A judge of Ninth Circuit Court of Appeals has called for a vote to determine whether the case involving the constitutionality of Alaska’s $500 campaign contribution limit should be heard “en banc,” or by the entire panel.

The lawsuit Thompson vs. Hebdon has been dragging on for seven years. During that time, one of the plaintiffs, Aaron Downing, died. The other plaintiffs are Jim Crawford and David Thompson.

The men had challenged the State of Alaska’s statute that puts a $500 annual limit on an individual contribution to a political candidate, (2) the $500 limit on an individual contribution to a non-political party group, (3) annual limits on what a political party—including its subdivisions—may contribute to a candidate, and (4) the annual aggregate limit on contributions a candidate may accept from nonresidents of Alaska.

The decision went to the Supreme Court, which partially remanded it back to the Ninth Circuit. There, two judges made the decision in favor of the plaintiffs, saying the $500 limit is unconstitutional.

The Dunleavy Administration could have asked for the full Ninth Circuit to hear the case en band, but did not, even though Democrats begged him to quite publicly. The $500 limit works best for Democrats because their candidates enjoy more funding from unions.

Instead, a judge on the panel asked for the rehearing, likely at the request of Democrat Party interests; those interests control much of the judicial system.

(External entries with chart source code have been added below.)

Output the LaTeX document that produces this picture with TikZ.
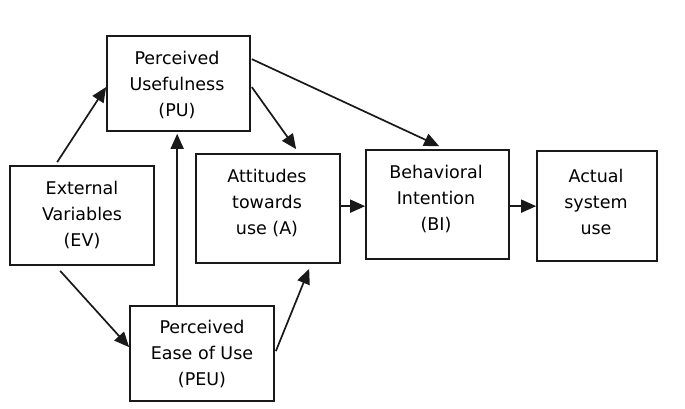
\documentclass[tikz,border=0pt]{standalone}
\usepackage{fontspec}
\setmainfont{DejaVu Sans}
\usetikzlibrary{calc,arrows.meta}
\begin{document}
\begin{tikzpicture}[x=1pt,y=-1pt,
  box/.style={draw=black!90,line width=1.7pt,rectangle,inner sep=0pt},
  txt/.style={align=center,inner sep=0pt,font=\fontsize{17.5}{26}\selectfont,text=black},
  link/.style={draw=black!90,line width=1.7pt,-{Triangle[length=15pt,width=13pt]}}]
\useasboundingbox (0,0) rectangle (685,409);
% boxes
\node[box,minimum width=143pt,minimum height=95pt]  (pu)  at (178.5,83.5) {};
\node[box,minimum width=144pt,minimum height=99pt]  (ev)  at (82,215.5)   {};
\node[box,minimum width=144pt,minimum height=109pt] (a)   at (268,208.5)  {};
\node[box,minimum width=143pt,minimum height=109pt] (bi)  at (437.5,204.5){};
\node[box,minimum width=120pt,minimum height=110pt] (act) at (597,206)    {};
\node[box,minimum width=144pt,minimum height=95pt]  (peu) at (202,353.5)  {};
% labels
\node[txt] (tpu)  at (177,85.5)  {Perceived\\Usefulness\\(PU)};
\node[txt] (tev)  at (82,215.5)  {External\\Variables\\(EV)};
\node[txt] (ta)   at (267,203.5) {Attitudes\\towards\\use (A)};
\node[txt] (tbi)  at (436,199.5) {Behavioral\\Intention\\(BI)};
\node[txt] (tact) at (596,201.5) {Actual\\system\\use};
\node[txt] (tpeu) at (202,354.5) {Perceived\\Ease of Use\\(PEU)};
% connectors
\draw[link] ($(ev.north west)+(48,-3)$) -- ($(pu.west)+(0,3.5)$);
\draw[link] ($(peu.north west)+(48,0)$) -- ($(pu.south west)+(71,2)$);
\draw[link] ($(pu.north east)+(1,52)$) -- ($(a.north west)+(101,-4)$);
\draw[link] ($(pu.north east)+(1,24)$) -- ($(bi.north west)+(74,-3)$);
\draw[link] ($(ev.south west)+(51,5)$) -- ($(peu.north west)+(0,42)$);
\draw[link] ($(peu.north east)+(1,46)$) -- ($(a.south west)+(114,5)$);
\draw[link] ($(a.north east)+(0,53)$) -- ($(bi.north west)+(0,57)$);
\draw[link] ($(bi.north east)+(0,57)$) -- ($(act.north west)+(0,56)$);
\end{tikzpicture}
\end{document}
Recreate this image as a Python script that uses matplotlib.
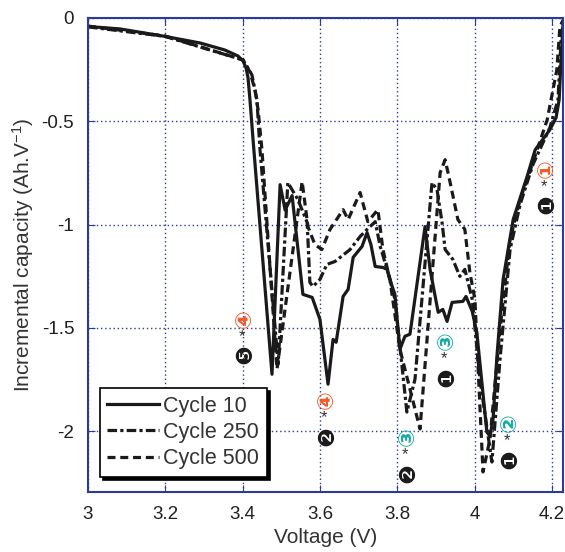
import matplotlib
matplotlib.use("Agg")
import matplotlib.pyplot as plt

plt.rcParams['font.family'] = ['Liberation Sans', 'DejaVu Sans']
plt.rcParams['mathtext.default'] = 'regular'

# Зарядні криві dQ/dV для трьох циклів
v10 = [3.000, 3.083, 3.199, 3.290, 3.354, 3.388, 3.401, 3.409, 3.414, 3.419, 3.427,
       3.476, 3.497, 3.510, 3.528, 3.556, 3.580, 3.600, 3.621, 3.634, 3.642, 3.660,
       3.673, 3.686, 3.709, 3.722, 3.732, 3.743, 3.763, 3.774, 3.787, 3.794, 3.807,
       3.820, 3.833, 3.872, 3.885, 3.906, 3.918, 3.929, 3.942, 3.970, 3.978, 3.994,
       4.006, 4.032, 4.040, 4.048, 4.058, 4.074, 4.100, 4.136, 4.157, 4.195, 4.211,
       4.219, 4.224, 4.229]
q10 = [-0.041, -0.053, -0.089, -0.121, -0.155, -0.184, -0.208, -0.242, -0.290, -0.396, -0.589,
       -1.725, -0.807, -0.93, -0.86, -1.338, -1.353, -1.459, -1.773, -1.556, -1.570, -1.348,
       -1.314, -1.159, -1.106, -1.039, -1.097, -1.203, -1.208, -1.217, -1.300, -1.338, -1.604,
       -1.541, -1.531, -1.010, -1.217, -1.425, -1.411, -1.469, -1.377, -1.372, -1.348, -1.42,
       -1.522, -2.005, -2.024, -1.942, -1.638, -1.266, -0.976, -0.768, -0.638, -0.541, -0.483,
       -0.396, -0.203, -0.034]

v250 = [3.000, 3.199, 3.401, 3.424, 3.437, 3.445, 3.492, 3.517, 3.543, 3.567, 3.574,
        3.582, 3.600, 3.618, 3.639, 3.678, 3.704, 3.722, 3.743, 3.756, 3.776, 3.794,
        3.825, 3.846, 3.890, 3.903, 3.916, 3.924, 3.944, 3.962, 3.975, 3.994, 4.014,
        4.045, 4.066, 4.092, 4.118, 4.151, 4.195, 4.216, 4.224, 4.229]
q250 = [-0.043, -0.089, -0.203, -0.275, -0.396, -0.638, -1.676, -0.797, -0.879, -0.990, -1.280,
        -1.300, -1.266, -1.193, -1.179, -1.121, -1.058, -1.024, -0.986, -1.106, -1.232, -1.362,
        -1.908, -1.749, -0.797, -0.831, -0.990, -1.121, -1.169, -1.251, -1.217, -1.362, -1.749,
        -2.150, -1.652, -1.121, -0.903, -0.710, -0.531, -0.396, -0.106, -0.034]

v500 = [3.000, 3.199, 3.401, 3.419, 3.432, 3.440, 3.450, 3.489, 3.554, 3.569, 3.587,
        3.605, 3.626, 3.660, 3.673, 3.704, 3.724, 3.750, 3.763, 3.781, 3.807, 3.859,
        3.911, 3.924, 3.937, 3.957, 3.975, 3.988, 4.001, 4.022, 4.040, 4.066, 4.092,
        4.118, 4.151, 4.188, 4.213, 4.221, 4.229]
q500 = [-0.039, -0.087, -0.203, -0.261, -0.348, -0.444, -0.638, -1.700, -0.792, -1.010, -1.097,
        -1.121, -1.024, -0.928, -0.976, -0.845, -0.986, -0.928, -1.121, -1.266, -1.604, -1.990,
        -0.749, -0.686, -0.797, -0.976, -1.024, -1.232, -1.362, -2.198, -2.039, -1.507, -1.072,
        -0.879, -0.700, -0.493, -0.251, -0.043, -0.010]

# Позначки піків: (V, Q, номер у чорному колі, номер у кольоровому колі, колір)
peak_v = [4.188, 4.092, 3.929, 3.828, 3.618, 3.406]
peak_q = [-0.903, -2.135, -1.739, -2.203, -2.024, -1.628]
peak_black = ['❶', '❶', '❶', '❷', '❷', '❺']
peak_color = ['①', '②', '③', '③', '④', '④']
peak_c = ['#f05a28', '#1aa9a6', '#1aa9a6', '#1aa9a6', '#f05a28', '#f05a28']

blue = '#2b3a9e'

fig = plt.figure(figsize=(5.65, 5.52), dpi=100)
ax = fig.add_axes([0.1558, 0.1087, 0.840, 0.8587])

ax.plot(v10, q10, '-', color='#1a1a1a', lw=2.3, label='Cycle 10')
ax.plot(v250, q250, color='#1a1a1a', lw=2.3, ls=(0, (3, 1, 1, 1)), label='Cycle 250')
ax.plot(v500, q500, color='#1a1a1a', lw=2.3, ls=(0, (2.5, 1.5)), label='Cycle 500')

for x, y, b, c, col in zip(peak_v, peak_q, peak_black, peak_color, peak_c):
    ax.annotate(b, (x, y), ha='center', va='center', rotation=90,
                fontsize=16, color='#1a1a1a', family=['DejaVu Sans'])
    ax.annotate('*', (x, y), xytext=(-2, 13), textcoords='offset points',
                ha='center', va='center', fontsize=12, color='#333333')
    ax.annotate(c, (x, y), xytext=(0, 26), textcoords='offset points',
                ha='center', va='center', rotation=90, fontsize=16,
                fontweight='bold', color=col, family=['DejaVu Sans'])

ax.set_xlim(3, 4.228)
ax.set_ylim(-2.295, 0)
ax.set_xticks([3, 3.2, 3.4, 3.6, 3.8, 4, 4.2])
ax.set_xticklabels(['3', '3.2', '3.4', '3.6', '3.8', '4', '4.2'])
ax.set_yticks([0, -0.5, -1, -1.5, -2])
ax.set_yticklabels(['0', '-0.5', '-1', '-1.5', '-2'])

ax.grid(True, color=blue, ls=(0, (1, 2)), lw=1)
for s in ax.spines.values():
    s.set_color(blue)
    s.set_linewidth(1.5)
ax.tick_params(direction='in', length=5, color=blue, labelsize=13.5,
               labelcolor='#231f20', top=True, right=True, pad=10)

ax.set_xlabel('Voltage (V)', fontsize=15, color='#333333', labelpad=4)
ax.set_ylabel('Incremental capacity (Ah.V$^{-1}$)', fontsize=15,
              color='#333333', labelpad=4)

leg = ax.legend(loc='lower left', bbox_to_anchor=(0.025, 0.032), borderaxespad=0,
                fontsize=15.5, frameon=True, fancybox=False, shadow={'color': 'black', 'alpha': 1},
                edgecolor='black', framealpha=1, handlelength=2.4, handletextpad=0.2,
                labelspacing=0.25, borderpad=0.35)
leg.get_frame().set_linewidth(1.2)
for t in leg.get_texts():
    t.set_color('#333333')

fig.savefig('out.png', dpi=100)
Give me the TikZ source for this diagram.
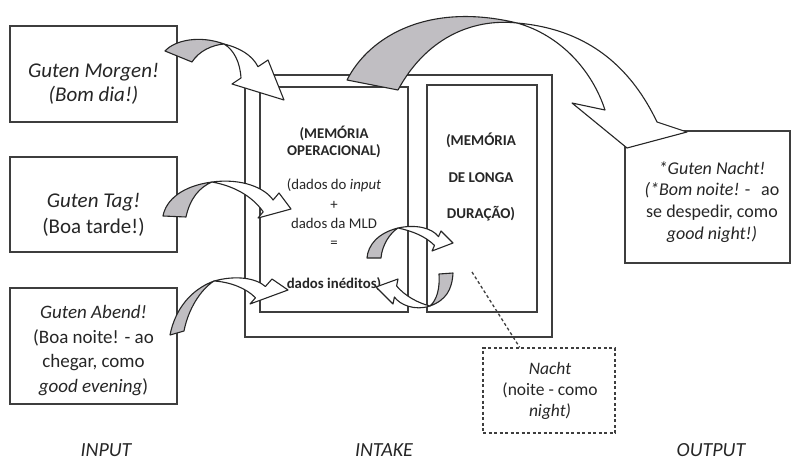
\documentclass[tikz,border=0pt]{standalone}
\usepackage{fontspec}
\setmainfont{Carlito}
\usetikzlibrary{calc}
\definecolor{ribbongray}{RGB}{192,190,194}
\definecolor{edgecol}{RGB}{62,62,62}
\begin{document}
\begin{tikzpicture}[x=1pt,y=-1pt,
  box/.style={draw=edgecol, line width=1.8pt, fill=white, inner sep=0pt},
  dashbox/.style={draw=edgecol, line width=1.3pt, dash pattern=on 3pt off 2.5pt, inner sep=0pt},
  txt/.style={align=center, inner sep=0pt, text=black!85},
  ribbon/.style={draw=black!85, line width=1.1pt, line join=round},
  under/.style={ribbon, fill=ribbongray},
  over/.style={ribbon, fill=white},
  lbl/.style={inner sep=0pt, text=black!85, font=\fontsize{20}{24}\selectfont\itshape}
]
\path[use as bounding box] (0,0) rectangle (793,463);

% boxes
\node[box, minimum width=307pt, minimum height=262pt] (intake) at (398.5,206) {};
\node[box, minimum width=148pt, minimum height=225pt] (mo) at (334,199.5) {};
\node[box, minimum width=110pt, minimum height=227pt] (mld) at (482,198.5) {};
\node[box, minimum width=167pt, minimum height=96pt] (morgen) at (93.5,74) {};
\node[box, minimum width=167pt, minimum height=95pt] (tag) at (93.5,204.5) {};
\node[box, minimum width=167pt, minimum height=116pt] (abend) at (93.5,346) {};
\node[box, minimum width=165pt, minimum height=132pt] (nacht) at (707.5,197) {};
\node[dashbox, minimum width=132pt, minimum height=85pt] (nachtnote) at (549,390.5) {};

% dotted connector
\coordinate (dotstart) at (472,272);
\draw[edgecol, line width=1.3pt, dash pattern=on 3pt off 2.5pt]
  (dotstart) -- ($(nachtnote.north west)!0.28!(nachtnote.north east)$);

% texts
\node[txt, font=\fontsize{21}{24.5}\selectfont\itshape] (morgenT) at (93.5,84) {Guten Morgen!\\(Bom dia!)};
\node[txt, font=\fontsize{21}{25.5}\selectfont] (tagT) at (93.5,215) {{\itshape Guten Tag!}\\(Boa tarde!)};
\node[txt, font=\fontsize{19}{24.5}\selectfont] (abendT) at (93.5,350.5) {{\itshape Guten Abend!}\\(Boa noite! - ao\\chegar, como\\{\itshape good evening})};
\node[txt, font=\fontsize{18}{21.7}\selectfont] (nachtT) at (712,202) {{\itshape *Guten Nacht!}\\{\itshape (*Bom noite!} -\hspace{0.6em}ao\\se despedir, como\\{\itshape good night!)}};
\node[txt, font=\fontsize{17.5}{21}\selectfont] (noteT) at (550,391) {{\itshape Nacht}\\(noite - como\\{\itshape night)}};
\node[txt, font=\fontsize{14.8}{17}\selectfont\bfseries] (moT1) at (334,142) {(MEMÓRIA\\OPERACIONAL)};
\node[txt, font=\fontsize{14.8}{19.3}\selectfont] (moT2) at (334,213.5) {(dados do \textit{input}\\+\\dados da MLD\\=};
\node[txt, font=\fontsize{14.8}{17}\selectfont\bfseries] (moT3) at (334,284) {dados inéditos)};
\node[txt, font=\fontsize{15}{36.5}\selectfont\bfseries] (mldT) at (481,177) {(MEMÓRIA\\DE LONGA\\DURAÇÃO)};

% bottom labels
\node[lbl] (linput) at (106,450) {INPUT};
\node[lbl] (lintake) at (384,450) {INTAKE};
\node[lbl] (loutput) at (711,450) {OUTPUT};

% arrow A (Guten Morgen)
\draw[under] (165,51) .. controls (175,40) and (200,35) .. (224,44)
  .. controls (212,45) and (199,51) .. (192,62) -- cycle;
\draw[over] (224,44) .. controls (240,48) and (252,55) .. (258,66.7)
  -- (268,60) -- (284,100) -- (232,84) -- (241,78)
  .. controls (240,62) and (234,50) .. (224,44) -- cycle;

% arrow B (Guten Tag)
\draw[under] (163,216) .. controls (166,200) and (182,186) .. (212,182)
  .. controls (200,187) and (190,198) .. (186,217) -- cycle;
\draw[over] (212,182) .. controls (242,178) and (265,188) .. (273.1,200)
  -- (279,193) -- (291,209) -- (258,218) -- (263.2,211.8)
  .. controls (252,196) and (234,186) .. (212,182) -- cycle;

% arrow C (Guten Abend)
\draw[under] (170,335) .. controls (175,310) and (190,290) .. (214,281)
  .. controls (200,290) and (188,310) .. (184,331) -- cycle;
\draw[over] (214,281) .. controls (236,275) and (256,278) .. (265.4,286.5)
  -- (272,279) -- (288,290) -- (250,304) -- (255.5,297.8)
  .. controls (246,288) and (230,282) .. (214,281) -- cycle;

% cycle arrow E1 (to long-term memory)
\draw[under] (367,258) .. controls (368,245) and (378,233) .. (398,228)
  .. controls (390,233) and (382,245) .. (381,258) -- cycle;
\draw[over] (398,228) .. controls (416,224) and (432,228) .. (438.5,236.6)
  -- (441,231) -- (453,243) -- (432,251) -- (434.5,245.4)
  .. controls (425,236) and (412,231) .. (398,228) -- cycle;

% cycle arrow E2 (back to working memory)
\draw[under] (453,273) .. controls (452,290) and (446,300) .. (430,306)
  .. controls (437,300) and (440,288) .. (439,274) -- cycle;
\draw[over] (430,306) .. controls (415,311) and (400,305) .. (394.4,297)
  -- (393,304) -- (376,287) -- (398,279) -- (396.6,286)
  .. controls (405,296) and (418,303) .. (430,306) -- cycle;

% big arrow D (to output)
\draw[under] (347,80) .. controls (370,35) and (430,2) .. (517,23)
  .. controls (470,18) and (425,40) .. (398,90) -- cycle;
\draw[over] (517,23) .. controls (575,28) and (625,55) .. (657,122)
  -- (687,132) -- (627,148) -- (572,103) -- (605,110)
  .. controls (592,70) and (560,35) .. (517,23) -- cycle;
\end{tikzpicture}
\end{document}
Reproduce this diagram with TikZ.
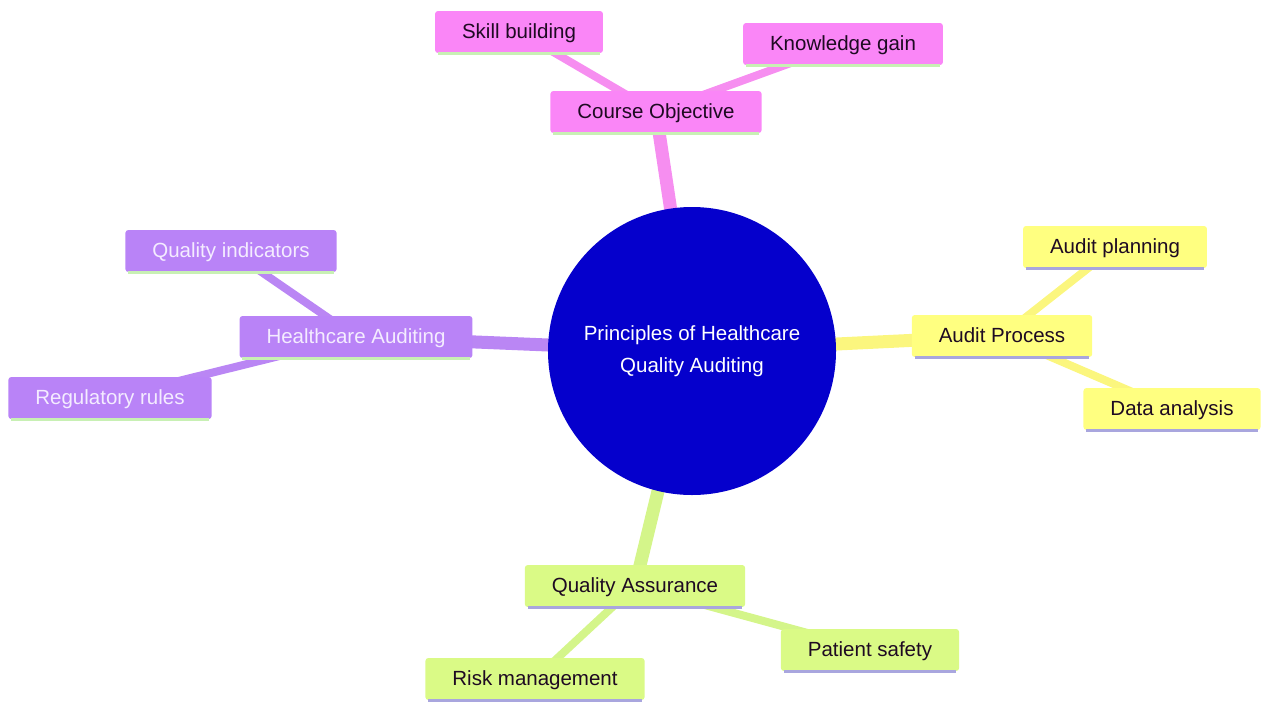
\documentclass[tikz,border=0pt]{standalone}
\usepackage{fontspec}
\setmainfont{Liberation Sans}
\usetikzlibrary{backgrounds}
\definecolor{pinkF}{HTML}{FA86F7}
\definecolor{pinkL}{HTML}{F68EF0}
\definecolor{purpF}{HTML}{B983F7}
\definecolor{purpL}{HTML}{BA86F4}
\definecolor{yelF}{HTML}{FFFF80}
\definecolor{yelL}{HTML}{FBF67E}
\definecolor{grnF}{HTML}{DAFA86}
\definecolor{grnL}{HTML}{D4F58A}
\definecolor{centF}{HTML}{0500CC}
\definecolor{edgeG}{HTML}{C8F0B4}
\definecolor{edgeV}{HTML}{A9A6DE}
\definecolor{darkT}{HTML}{1E0A22}
\definecolor{lightT}{HTML}{F4ECFF}
\tikzset{
  box/.style={rectangle, rounded corners=3pt, minimum height=42pt, inner xsep=27pt, inner ysep=0pt, text height=15pt, text depth=3pt, font=\fontsize{20.5}{24}\selectfont},
  pinkbox/.style={box, fill=pinkF, text=darkT},
  purpbox/.style={box, fill=purpF, text=lightT},
  yelbox/.style={box, fill=yelF, text=darkT},
  grnbox/.style={box, fill=grnF, text=darkT},
  mainlink/.style={line width=13pt},
  sublink/.style={line width=8pt},
  under/.style={line width=3pt}
}
\begin{document}
\begin{tikzpicture}[x=1pt,y=-1pt]
\useasboundingbox (0,0) rectangle (1261,702);
\node[circle, fill=centF, minimum size=288pt, inner sep=0pt, text=white, align=center, font=\fontsize{20.5}{32}\selectfont] (c) at (692,351) {Principles of Healthcare\\Quality Auditing};
% Course Objective branch
\node[pinkbox] (co) at (656,112) {Course Objective};
\node[pinkbox] (sb) at (519,32) {Skill building};
\node[pinkbox] (kg) at (843,44) {Knowledge gain};
% Healthcare Auditing branch
\node[purpbox] (ha) at (356,337) {Healthcare Auditing};
\node[purpbox] (qi) at (231,251) {Quality indicators};
\node[purpbox] (rr) at (110,398) {Regulatory rules};
% Audit Process branch
\node[yelbox] (ap) at (1002,336) {Audit Process};
\node[yelbox] (apl) at (1115,247) {Audit planning};
\node[yelbox] (da) at (1172,409) {Data analysis};
% Quality Assurance branch
\node[grnbox] (qa) at (635,586) {Quality Assurance};
\node[grnbox] (ps) at (870,650) {Patient safety};
\node[grnbox] (rm) at (535,679) {Risk management};
% bottom edges
\foreach \n in {co,sb,kg,ha,qi,rr}{
  \draw[under, edgeG] ([xshift=3pt]\n.south west) -- ([xshift=-3pt]\n.south east);
}
\foreach \n in {ap,apl,da,qa,ps,rm}{
  \draw[under, edgeV] ([xshift=3pt]\n.south west) -- ([xshift=-3pt]\n.south east);
}
\begin{scope}[on background layer]
\draw[mainlink, pinkL] (co.center) -- (c.center);
\draw[sublink, pinkL] (sb.center) -- (co.center);
\draw[sublink, pinkL] (kg.center) -- (co.center);
\draw[mainlink, purpL] (ha.center) -- (c.center);
\draw[sublink, purpL] (qi.center) -- (ha.center);
\draw[sublink, purpL] (rr.center) -- (ha.center);
\draw[mainlink, yelL] (ap.center) -- (c.center);
\draw[sublink, yelL] (apl.center) -- (ap.center);
\draw[sublink, yelL] (da.center) -- (ap.center);
\draw[mainlink, grnL] (qa.center) -- (c.center);
\draw[sublink, grnL] (ps.center) -- (qa.center);
\draw[sublink, grnL] (rm.center) -- (qa.center);
\end{scope}
\end{tikzpicture}
\end{document}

Both sides of the case — the State and Thompson and Crawford, are directed by the court to submit briefs setting forth their positions as to whether the case should be reheard en banc. The court gave them 21 days to file the briefs.

Meanwhile, the Alaska Public Offices Commission says the $500 limit stands until the court issues a final order.

Read: APOC says $500 limit stands, for now


  1. Alaska is a sovereign state. We constitutionally hold elections how our state senate decides, not the maoist 9th circuit says.

    • Well, yes, Caterina, we are a sovereign state and we passed a law that limits big donations from contributors Outside, which makes one wonder why Governor Dunleavy is not seeking to overturn this ruling. Got any thoughts on that?

  2. No one, and especially no party, should control the judicial branch. Constitutionally the Judicial decides constitutionality, nothing more. Time for a reset-fire them all. But then in this day and age, even the military is politicized by one party. Is our status completely hopeless?

    • Not hopeless AKD, but we have a LOT of work to do. The $500 limit, at the time it passed, was considered a breakthrough way to limit dark money, and oligarch and plutarch control over our politics. Unfortunately, the limit gave a lot more power to labor unions with their ability to push their members to vote the way their leadership wants. And yeah, we need to change the way we appoint judges.

  3. In a state where the past four governors have used emotional vitriol, blackmail and shady deeds to steal our money, money now, worth 80+ billion. A sum we couldn’t spend in all our lifetimes. And yet, one out of five seniors prefer alpo, mid month.